How Will the TSX/ Montreal Merger Affect Spreads?
By Kerry MassaroDec 12, 2007 at 11:08 AM ET
CFA and an Advanced Trading reader, Bud Haslett of Miller Tabak & Co., emailed me the following commentary. I'd like to ask our readers the question he asked me: Do you think the
merger will result in narrower spreads and increased option volume for the combined organization?
Below is Bud's commentary:
Impact of Toronto and Montreal Exchange Merger On Derivatives Trading in Canada
In August of 1999, a CBOE firm began trading options on Dell Computer that previously traded only on the Philadelphia Exchange (PHLX). This resulted in "all hell breaking loose" and a multiple listing war that ultimately led to most active issues trading on all US option exchanges. The resulting competition between the exchanges led to narrower bid/offer spreads and an explosion in US option trading volume.

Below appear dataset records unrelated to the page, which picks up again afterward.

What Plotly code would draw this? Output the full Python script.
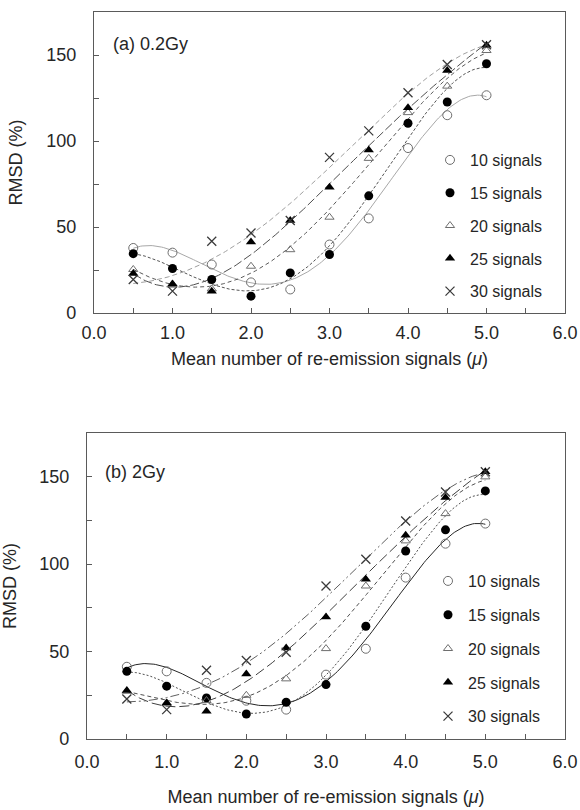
import numpy as np
import plotly.graph_objects as go

mu = [0.5, 1.0, 1.5, 2.0, 2.5, 3.0, 3.5, 4.0, 4.5, 5.0]
labels = ["10 signals", "15 signals", "20 signals", "25 signals", "30 signals"]

# (a) 0.2 Gy
a_10 = [37.8, 35.1, 28.2, 17.8, 13.7, 39.8, 55.0, 95.9, 115.0, 126.6]
a_15 = [34.5, 25.9, 19.5, 9.8, 23.3, 34.0, 68.1, 110.3, 122.7, 144.9]
a_20 = [25.3, 16.8, 14.0, 27.2, 36.8, 55.7, 89.9, 116.5, 131.9, 152.6]
a_25 = [23.0, 16.8, 12.7, 41.3, 53.8, 73.1, 94.7, 119.4, 141.0, 155.7]
a_30 = [19.5, 12.7, 41.7, 46.5, 53.8, 90.5, 105.9, 128.1, 144.5, 156.0]

# (b) 2 Gy
b_10 = [41.3, 38.7, 32.1, 21.9, 16.8, 36.8, 51.6, 92.3, 111.7, 123.2]
b_15 = [38.7, 30.2, 23.5, 14.3, 21.0, 31.1, 64.5, 107.5, 119.6, 141.9]
b_20 = [27.3, 20.6, 22.0, 25.0, 34.4, 51.7, 87.5, 113.3, 128.9, 149.9]
b_25 = [27.7, 20.6, 15.8, 37.2, 52.1, 69.7, 91.3, 116.5, 138.1, 152.8]
b_30 = [22.9, 16.8, 39.3, 44.9, 49.6, 87.5, 102.8, 124.7, 141.3, 152.8]

FONT = "Liberation Sans, Arial, sans-serif"
TXT = "#262626"

markers = [
    dict(symbol="circle-open", size=9, color="#6e6e6e", line=dict(width=1, color="#6e6e6e")),
    dict(symbol="circle", size=9, color="black"),
    dict(symbol="triangle-up-open", size=8, color="#6e6e6e", line=dict(width=1, color="#6e6e6e")),
    dict(symbol="triangle-up", size=9, color="black"),
    dict(symbol="x-thin-open", size=9, color="#3a3a3a", line=dict(width=1.3, color="#3a3a3a")),
]

lines_a = [
    dict(color="#a8a8a8", width=1, dash="solid"),
    dict(color="#555555", width=1, dash="3px,2px"),
    dict(color="#5a5a5a", width=1, dash="4px,3px"),
    dict(color="#505050", width=1, dash="9px,3px"),
    dict(color="#a0a0a0", width=1, dash="5px,3px"),
]
lines_b = [
    dict(color="#262626", width=1, dash="solid"),
    dict(color="#505050", width=1, dash="2px,2px"),
    dict(color="#505050", width=1, dash="4px,3px"),
    dict(color="#404040", width=1, dash="10px,4px"),
    dict(color="#606060", width=1, dash="9px,3px,2px,3px,2px,3px"),
]

fig = go.Figure()
xf = np.linspace(mu[0], mu[-1], 200)

def add_panel(series, line_styles, xa, ya, legend, grp):
    for i, (lab, ys) in enumerate(zip(labels, series)):
        coef = np.polyfit(mu, ys, 4)
        fig.add_trace(go.Scatter(x=xf, y=np.polyval(coef, xf), mode="lines",
                                 line=line_styles[i], xaxis=xa, yaxis=ya,
                                 showlegend=False, hoverinfo="skip"))
    for i, (lab, ys) in enumerate(zip(labels, series)):
        fig.add_trace(go.Scatter(x=mu, y=ys, mode="markers", name=lab,
                                 marker=markers[i], xaxis=xa, yaxis=ya,
                                 legend=legend, legendgroup=grp + str(i)))

add_panel([a_10, a_15, a_20, a_25, a_30], lines_a, "x", "y", "legend", "a")
add_panel([b_10, b_15, b_20, b_25, b_30], lines_b, "x2", "y2", "legend2", "b")

W, H = 580, 810

def fx(px):
    return px / W

def fy(py):
    return 1 - py / H

ax_common = dict(showline=True, linecolor="#5a5a5a", linewidth=1.2, mirror=True,
                 ticks="inside", ticklen=5, tickcolor="#5a5a5a", showgrid=False,
                 zeroline=False, automargin=False,
                 tickfont=dict(family=FONT, size=18, color=TXT))
minor_x = dict(dtick=0.5, ticks="inside", ticklen=5, tickcolor="#5a5a5a")
minor_y = dict(dtick=25, ticks="inside", ticklen=5, tickcolor="#5a5a5a")

def xt(st):
    return dict(text="Mean number of re-emission signals (<i>μ</i>)",
                font=dict(family=FONT, size=18, color=TXT), standoff=st)

def yt(st):
    return dict(text="RMSD (%)", font=dict(family=FONT, size=18, color=TXT), standoff=st)

fig.update_layout(
    width=W, height=H, margin=dict(l=0, r=0, t=0, b=0),
    paper_bgcolor="white", plot_bgcolor="white",
    xaxis=dict(ax_common, domain=[fx(94), fx(565)], range=[0, 6], dtick=1, tick0=0,
               tickformat=".1f", minor=minor_x, ticklabelstandoff=3,
               anchor="y", title=xt(10)),
    yaxis=dict(ax_common, domain=[fy(313), fy(12)], range=[0, 175], dtick=50, tick0=0,
               minor=minor_y, ticklabelstandoff=13, anchor="x", title=yt(18)),
    xaxis2=dict(ax_common, domain=[fx(87), fx(565)], range=[0, 6], dtick=1, tick0=0,
                tickformat=".1f", minor=minor_x, ticklabelstandoff=6,
                anchor="y2", title=xt(19)),
    yaxis2=dict(ax_common, domain=[fy(739), fy(433)], range=[0, 175], dtick=50, tick0=0,
                minor=minor_y, ticklabelstandoff=13, anchor="x2", title=yt(18)),
    legend=dict(x=fx(430), y=fy(143), xanchor="left", yanchor="top",
                font=dict(family=FONT, size=16, color=TXT), bgcolor="rgba(0,0,0,0)",
                traceorder="grouped", tracegroupgap=9),
    legend2=dict(x=fx(428), y=fy(564), xanchor="left", yanchor="top",
                 font=dict(family=FONT, size=16, color=TXT), bgcolor="rgba(0,0,0,0)",
                 traceorder="grouped", tracegroupgap=10),
    annotations=[
        dict(text="(a) 0.2Gy", x=fx(111), y=fy(44), xref="paper", yref="paper",
             xanchor="left", yanchor="middle", showarrow=False,
             font=dict(family=FONT, size=18, color=TXT)),
        dict(text="(b) 2Gy", x=fx(103), y=fy(472), xref="paper", yref="paper",
             xanchor="left", yanchor="middle", showarrow=False,
             font=dict(family=FONT, size=18, color=TXT)),
    ],
)

fig.write_html(
    "out.html",
    config={"displayModeBar": False},
    post_script="document.body.style.margin='0px';"
                "document.documentElement.style.overflow='hidden';"
                "document.body.style.overflow='hidden';",
)
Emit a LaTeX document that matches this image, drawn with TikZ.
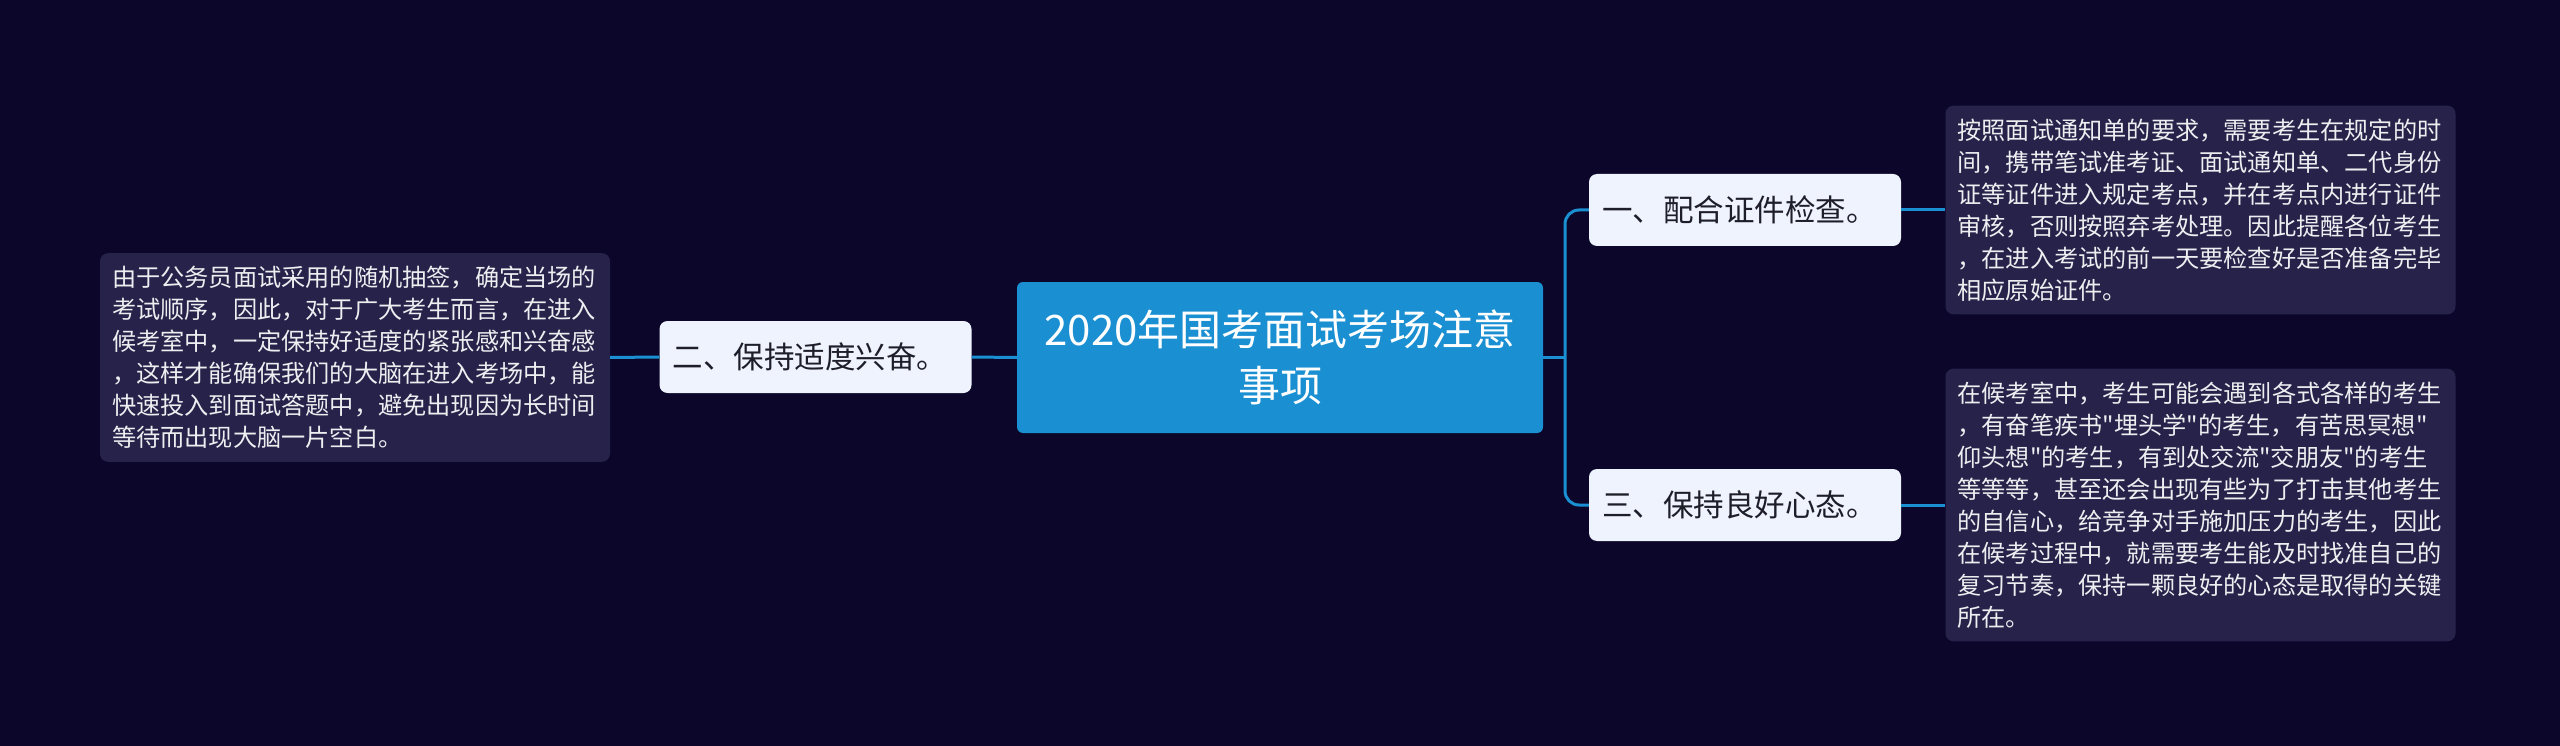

During the same year (1999), the Toronto and Montreal exchanges split functions with cash equities trading in Toronto and derivatives trading in Montreal. This agreement was to last for 10 years, finally ending in March of 2009, when the exchanges could trade both types of instruments.
It was my feeling that when the Canadian markets experienced multiple listing in options, this too would lead to narrower bid/offer spreads and an exposion in option trading volume for both exchanges (just like it did in the US). We will now, however, never know the impact of multiple listing as the exchanges announced a merger where they will join forces to form the TMX Group. Derivatives trading will remain in Montreal and the exchanges will be able to achieve various efficiencies from the combination.
The Montreal Exchange has always done a great job with their derivatives program, but the liquidity providers usually have relatively wide bid/offer spreads that constrict option volume. Does anyone have any comments or opinions on whether the merger will result in narrower spreads and increased option volume for the combined organization?